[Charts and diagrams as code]

* BEGIN *

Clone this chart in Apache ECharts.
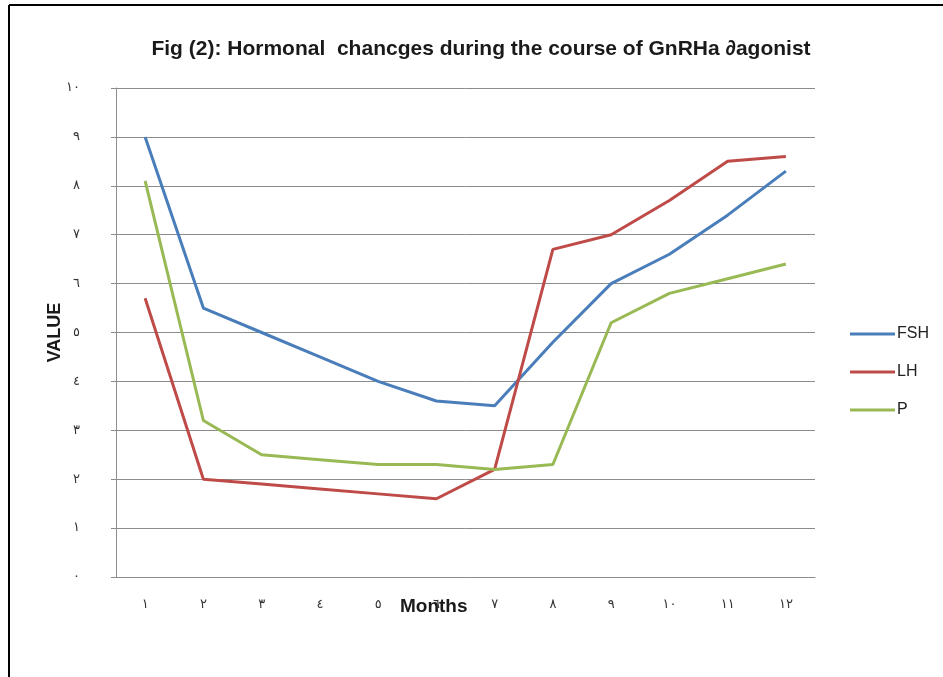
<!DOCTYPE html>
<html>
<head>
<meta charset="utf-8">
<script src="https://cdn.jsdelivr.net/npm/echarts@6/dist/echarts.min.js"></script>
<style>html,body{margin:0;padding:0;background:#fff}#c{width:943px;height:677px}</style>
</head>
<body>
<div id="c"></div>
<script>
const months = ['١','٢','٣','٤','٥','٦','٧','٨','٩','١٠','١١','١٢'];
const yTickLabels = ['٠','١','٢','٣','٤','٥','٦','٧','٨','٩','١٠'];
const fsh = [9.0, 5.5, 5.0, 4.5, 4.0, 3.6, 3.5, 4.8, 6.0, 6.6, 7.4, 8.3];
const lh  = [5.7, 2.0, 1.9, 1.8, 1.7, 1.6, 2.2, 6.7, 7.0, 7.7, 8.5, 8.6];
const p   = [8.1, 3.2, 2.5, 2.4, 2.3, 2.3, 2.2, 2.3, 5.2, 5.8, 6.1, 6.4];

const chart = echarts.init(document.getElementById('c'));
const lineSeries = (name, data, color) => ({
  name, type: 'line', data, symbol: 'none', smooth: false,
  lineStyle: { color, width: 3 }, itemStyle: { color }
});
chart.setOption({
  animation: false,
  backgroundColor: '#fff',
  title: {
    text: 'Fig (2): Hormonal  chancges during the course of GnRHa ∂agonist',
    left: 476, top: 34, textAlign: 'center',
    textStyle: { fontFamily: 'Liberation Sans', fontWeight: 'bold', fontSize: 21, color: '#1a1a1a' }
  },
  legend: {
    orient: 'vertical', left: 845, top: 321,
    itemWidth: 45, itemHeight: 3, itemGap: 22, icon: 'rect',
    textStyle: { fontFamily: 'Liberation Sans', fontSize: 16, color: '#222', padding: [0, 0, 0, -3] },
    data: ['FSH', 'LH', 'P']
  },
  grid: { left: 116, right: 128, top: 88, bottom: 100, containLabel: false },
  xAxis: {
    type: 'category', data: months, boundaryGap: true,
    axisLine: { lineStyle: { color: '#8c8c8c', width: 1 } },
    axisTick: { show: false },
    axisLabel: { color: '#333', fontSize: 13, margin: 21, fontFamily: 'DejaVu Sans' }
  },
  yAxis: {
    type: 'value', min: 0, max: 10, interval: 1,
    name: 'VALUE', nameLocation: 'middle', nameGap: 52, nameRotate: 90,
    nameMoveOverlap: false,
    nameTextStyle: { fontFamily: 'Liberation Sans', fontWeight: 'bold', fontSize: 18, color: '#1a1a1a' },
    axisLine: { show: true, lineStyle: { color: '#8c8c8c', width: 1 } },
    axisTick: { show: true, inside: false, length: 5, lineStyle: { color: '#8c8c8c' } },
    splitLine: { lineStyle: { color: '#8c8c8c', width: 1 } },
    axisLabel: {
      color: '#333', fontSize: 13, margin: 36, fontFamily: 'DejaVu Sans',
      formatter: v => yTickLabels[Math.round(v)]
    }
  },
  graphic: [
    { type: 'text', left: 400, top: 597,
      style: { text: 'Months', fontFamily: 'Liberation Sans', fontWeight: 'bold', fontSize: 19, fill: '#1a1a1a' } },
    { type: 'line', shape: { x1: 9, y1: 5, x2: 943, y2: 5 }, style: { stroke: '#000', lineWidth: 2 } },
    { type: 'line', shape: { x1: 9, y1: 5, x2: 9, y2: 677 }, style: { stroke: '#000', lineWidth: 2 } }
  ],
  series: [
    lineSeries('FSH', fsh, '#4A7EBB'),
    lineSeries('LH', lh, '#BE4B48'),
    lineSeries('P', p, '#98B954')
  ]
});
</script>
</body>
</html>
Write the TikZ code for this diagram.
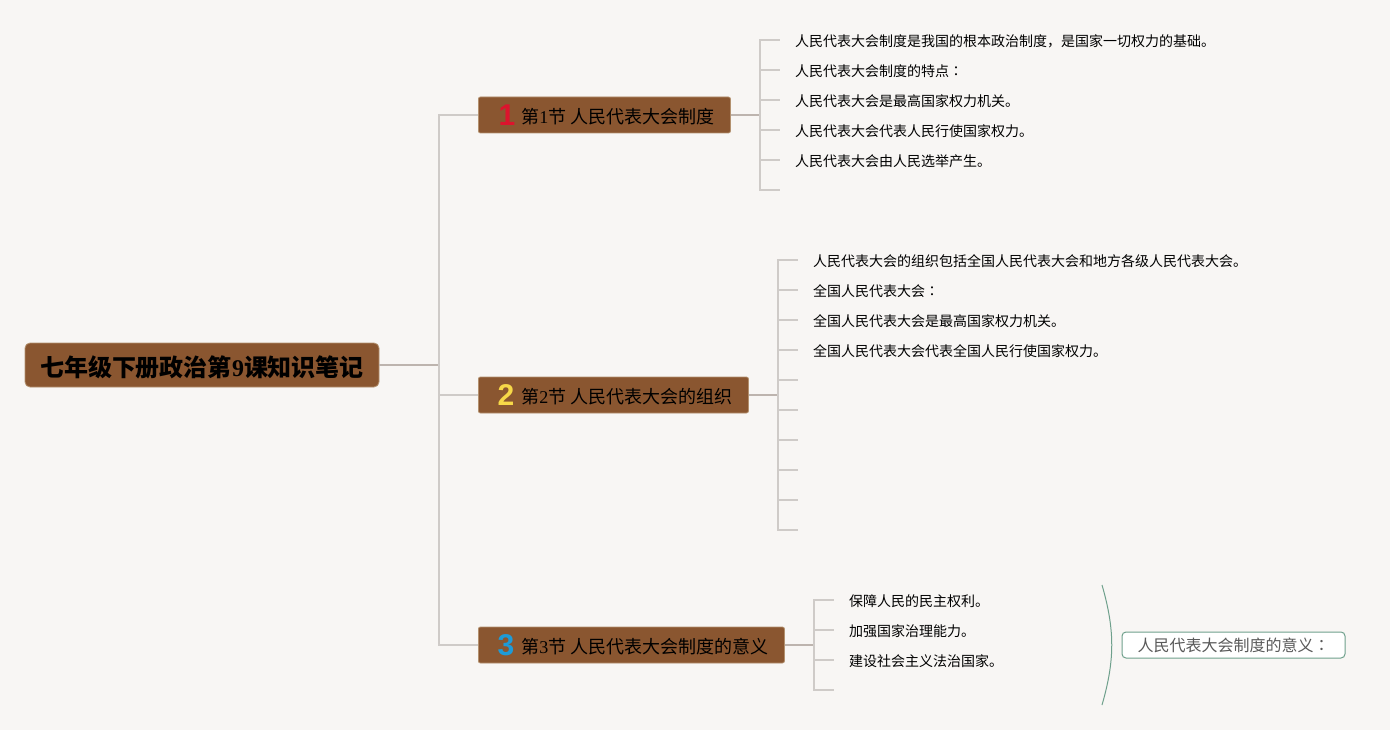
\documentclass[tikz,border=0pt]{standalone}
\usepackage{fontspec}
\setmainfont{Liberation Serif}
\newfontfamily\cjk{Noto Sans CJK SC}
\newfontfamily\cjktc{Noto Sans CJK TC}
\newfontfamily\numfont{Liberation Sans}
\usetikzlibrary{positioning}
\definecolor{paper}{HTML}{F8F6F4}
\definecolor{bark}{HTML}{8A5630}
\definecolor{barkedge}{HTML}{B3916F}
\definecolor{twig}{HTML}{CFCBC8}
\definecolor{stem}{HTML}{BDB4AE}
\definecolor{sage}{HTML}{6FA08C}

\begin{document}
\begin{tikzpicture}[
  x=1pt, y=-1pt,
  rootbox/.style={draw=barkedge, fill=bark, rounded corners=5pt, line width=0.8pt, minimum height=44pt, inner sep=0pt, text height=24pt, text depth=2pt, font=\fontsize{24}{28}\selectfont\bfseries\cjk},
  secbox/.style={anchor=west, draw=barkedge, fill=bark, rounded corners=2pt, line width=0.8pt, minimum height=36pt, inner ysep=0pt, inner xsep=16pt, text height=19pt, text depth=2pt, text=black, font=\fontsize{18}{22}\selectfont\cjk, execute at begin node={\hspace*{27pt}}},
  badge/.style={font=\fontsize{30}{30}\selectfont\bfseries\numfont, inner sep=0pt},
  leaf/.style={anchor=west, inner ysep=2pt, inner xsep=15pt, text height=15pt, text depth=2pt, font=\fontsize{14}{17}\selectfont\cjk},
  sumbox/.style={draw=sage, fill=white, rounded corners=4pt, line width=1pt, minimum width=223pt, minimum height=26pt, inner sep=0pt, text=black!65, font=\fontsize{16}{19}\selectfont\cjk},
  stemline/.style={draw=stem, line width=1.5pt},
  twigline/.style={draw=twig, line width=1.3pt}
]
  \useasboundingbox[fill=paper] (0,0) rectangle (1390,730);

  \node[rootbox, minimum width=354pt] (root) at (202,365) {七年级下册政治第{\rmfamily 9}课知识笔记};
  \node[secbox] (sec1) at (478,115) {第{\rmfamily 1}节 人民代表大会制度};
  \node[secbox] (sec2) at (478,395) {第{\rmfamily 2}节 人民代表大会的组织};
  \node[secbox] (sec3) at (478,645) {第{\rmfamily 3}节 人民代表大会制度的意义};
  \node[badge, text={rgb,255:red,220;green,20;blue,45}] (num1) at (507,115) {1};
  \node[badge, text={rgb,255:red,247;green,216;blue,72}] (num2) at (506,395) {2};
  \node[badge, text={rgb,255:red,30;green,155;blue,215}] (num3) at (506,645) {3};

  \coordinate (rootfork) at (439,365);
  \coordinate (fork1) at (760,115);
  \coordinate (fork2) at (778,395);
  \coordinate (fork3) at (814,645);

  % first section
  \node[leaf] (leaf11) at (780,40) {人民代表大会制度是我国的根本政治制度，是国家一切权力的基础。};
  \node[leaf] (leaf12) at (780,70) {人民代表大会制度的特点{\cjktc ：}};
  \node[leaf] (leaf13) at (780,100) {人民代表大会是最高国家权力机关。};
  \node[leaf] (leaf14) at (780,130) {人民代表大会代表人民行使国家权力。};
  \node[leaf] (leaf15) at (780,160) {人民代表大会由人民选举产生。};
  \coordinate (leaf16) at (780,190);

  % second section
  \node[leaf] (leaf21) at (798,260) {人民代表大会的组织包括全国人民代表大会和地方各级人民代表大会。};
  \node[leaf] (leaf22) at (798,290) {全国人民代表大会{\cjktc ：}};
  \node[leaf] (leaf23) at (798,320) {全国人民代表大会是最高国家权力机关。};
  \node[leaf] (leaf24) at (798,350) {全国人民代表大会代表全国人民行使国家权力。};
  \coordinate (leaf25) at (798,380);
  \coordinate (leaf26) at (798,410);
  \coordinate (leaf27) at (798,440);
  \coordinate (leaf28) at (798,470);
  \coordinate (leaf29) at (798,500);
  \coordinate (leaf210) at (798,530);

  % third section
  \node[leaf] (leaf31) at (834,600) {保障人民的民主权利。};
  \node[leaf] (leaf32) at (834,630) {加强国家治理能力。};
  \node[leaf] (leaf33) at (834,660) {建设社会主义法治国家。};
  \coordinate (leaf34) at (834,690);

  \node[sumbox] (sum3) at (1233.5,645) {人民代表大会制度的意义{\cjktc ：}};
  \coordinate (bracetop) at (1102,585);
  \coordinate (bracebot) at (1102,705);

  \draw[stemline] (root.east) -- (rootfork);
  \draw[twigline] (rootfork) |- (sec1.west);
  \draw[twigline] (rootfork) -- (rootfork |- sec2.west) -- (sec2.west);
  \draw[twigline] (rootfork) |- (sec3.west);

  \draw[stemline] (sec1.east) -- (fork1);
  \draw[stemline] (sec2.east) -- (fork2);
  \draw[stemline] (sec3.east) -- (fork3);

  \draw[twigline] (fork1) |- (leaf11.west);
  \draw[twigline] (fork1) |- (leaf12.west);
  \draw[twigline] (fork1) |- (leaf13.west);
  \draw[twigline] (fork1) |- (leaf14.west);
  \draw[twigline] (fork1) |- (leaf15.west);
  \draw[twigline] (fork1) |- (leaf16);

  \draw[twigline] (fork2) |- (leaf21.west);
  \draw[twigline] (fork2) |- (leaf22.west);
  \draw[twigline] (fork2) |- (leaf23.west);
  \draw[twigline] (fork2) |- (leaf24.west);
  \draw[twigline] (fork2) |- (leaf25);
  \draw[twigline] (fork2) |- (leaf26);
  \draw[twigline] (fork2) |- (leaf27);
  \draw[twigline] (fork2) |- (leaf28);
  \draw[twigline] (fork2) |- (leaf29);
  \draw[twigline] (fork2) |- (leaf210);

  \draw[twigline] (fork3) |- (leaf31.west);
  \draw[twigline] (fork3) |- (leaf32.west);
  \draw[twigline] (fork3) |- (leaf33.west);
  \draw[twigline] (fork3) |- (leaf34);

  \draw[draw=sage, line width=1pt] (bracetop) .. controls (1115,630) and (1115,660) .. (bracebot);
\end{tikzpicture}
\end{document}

* END *

- [The request]
Return nothing but the lines running from the start of the data to the line with "5.8, 6.1, 6.4];", please, both ends included and no pictures.

- [Solved exercise]
Clone this chart in Apache ECharts.
<!DOCTYPE html>
<html>
<head>
<meta charset="utf-8">
<script src="https://cdn.jsdelivr.net/npm/echarts@6/dist/echarts.min.js"></script>
<style>html,body{margin:0;padding:0;background:#fff}#c{width:943px;height:677px}</style>
</head>
<body>
<div id="c"></div>
<script>
const months = ['١','٢','٣','٤','٥','٦','٧','٨','٩','١٠','١١','١٢'];
const yTickLabels = ['٠','١','٢','٣','٤','٥','٦','٧','٨','٩','١٠'];
const fsh = [9.0, 5.5, 5.0, 4.5, 4.0, 3.6, 3.5, 4.8, 6.0, 6.6, 7.4, 8.3];
const lh  = [5.7, 2.0, 1.9, 1.8, 1.7, 1.6, 2.2, 6.7, 7.0, 7.7, 8.5, 8.6];
const p   = [8.1, 3.2, 2.5, 2.4, 2.3, 2.3, 2.2, 2.3, 5.2, 5.8, 6.1, 6.4];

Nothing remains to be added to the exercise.